#Roommates, they often say that real life is stranger than fiction and that’s definitely the case with this story coming out of Japan involving a woman, her sperm donor, and a multi-million-dollar lawsuit. According to reports, a Japanese woman decided to give up her baby and sue her sperm donor for $2.8 million after she alleged he lied about his ethnicity, educational background, and relationship status.
@Newsweek reports, a 30-year-old woman from Tokyo, Japan made a shocking decision about her child due to allegations she made about her sperm donor.
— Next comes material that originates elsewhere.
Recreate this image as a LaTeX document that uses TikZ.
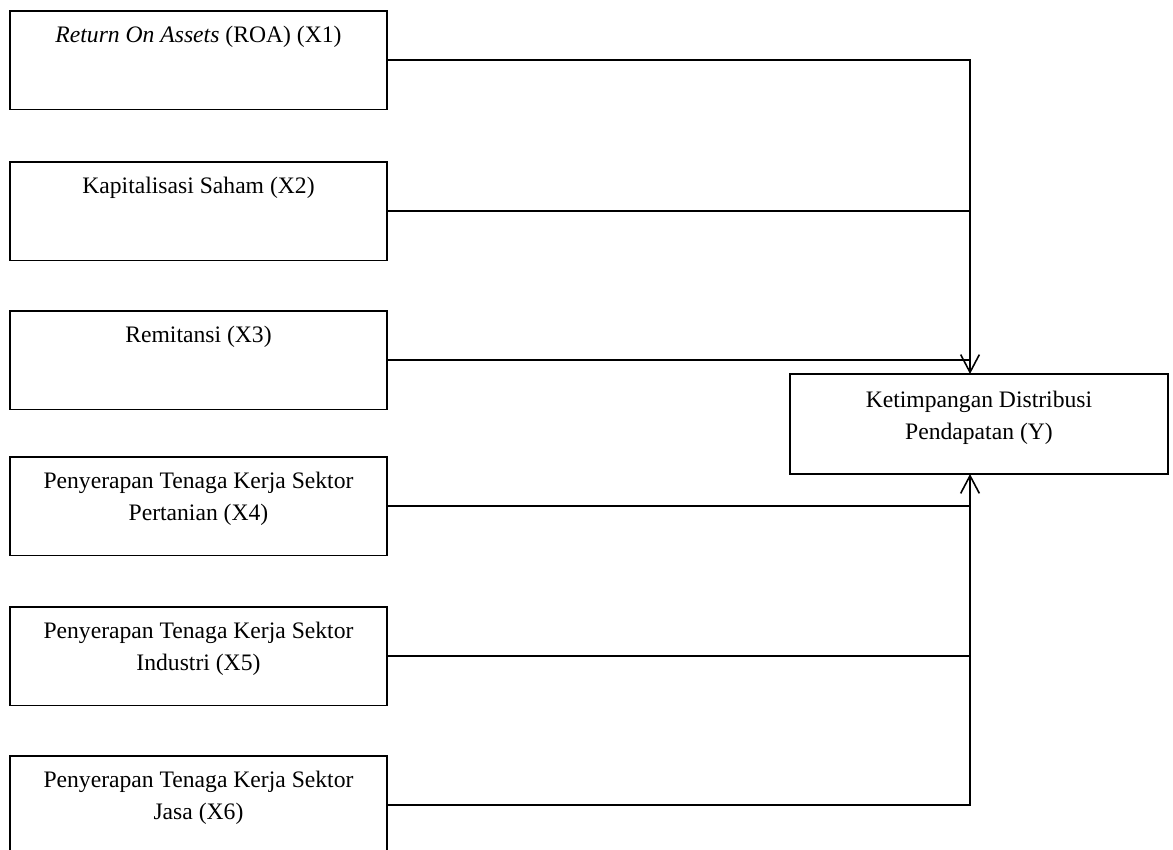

In a lawsuit that is the first for Japan, the woman is suing her sperm donor for $2.8 million because she says he lied to her about his marital status, ethnicity, and educational background—which caused her to give the baby up upon allegedly discovering the information. Apparently, the unidentified woman and her husband wanted a second child and opted to use a sperm donor after discovering the husband had a hereditary condition. The woman then found a donor in his 20s through social media, who boasted about graduating from one of the top universities in Japan, claiming he was Japanese and that he was single.
However, there’s even more to the story. The woman and the unnamed donor reportedly had sexual intercourse 10 times so that she could conceive—and in June 2019 she was successful. That’s when she found out the donor’s true ethnicity was actually Chinese, he was married and did not graduate from Kyoto University as he initially claimed. Unfortunately, by the time she found this out, it was too late for her to get an abortion, but after she gave birth she decided to give the baby up, where it now remains in a Tokyo child care facility. Now, the woman is formally suing the donor for $2.8 million for emotional distress.
She further alleges that the donor knowingly gave her inaccurate information just so that he could have sex with her while having no intention of being truthful as a sperm donor.
Additionally, because of Japan’s “right to know” laws, children of donors are legally able to identify the donor. This has resulted in many donors seeking other methods of donation in an effort to remain completely anonymous—but has also made it more difficult for individuals or couples to find potential donors.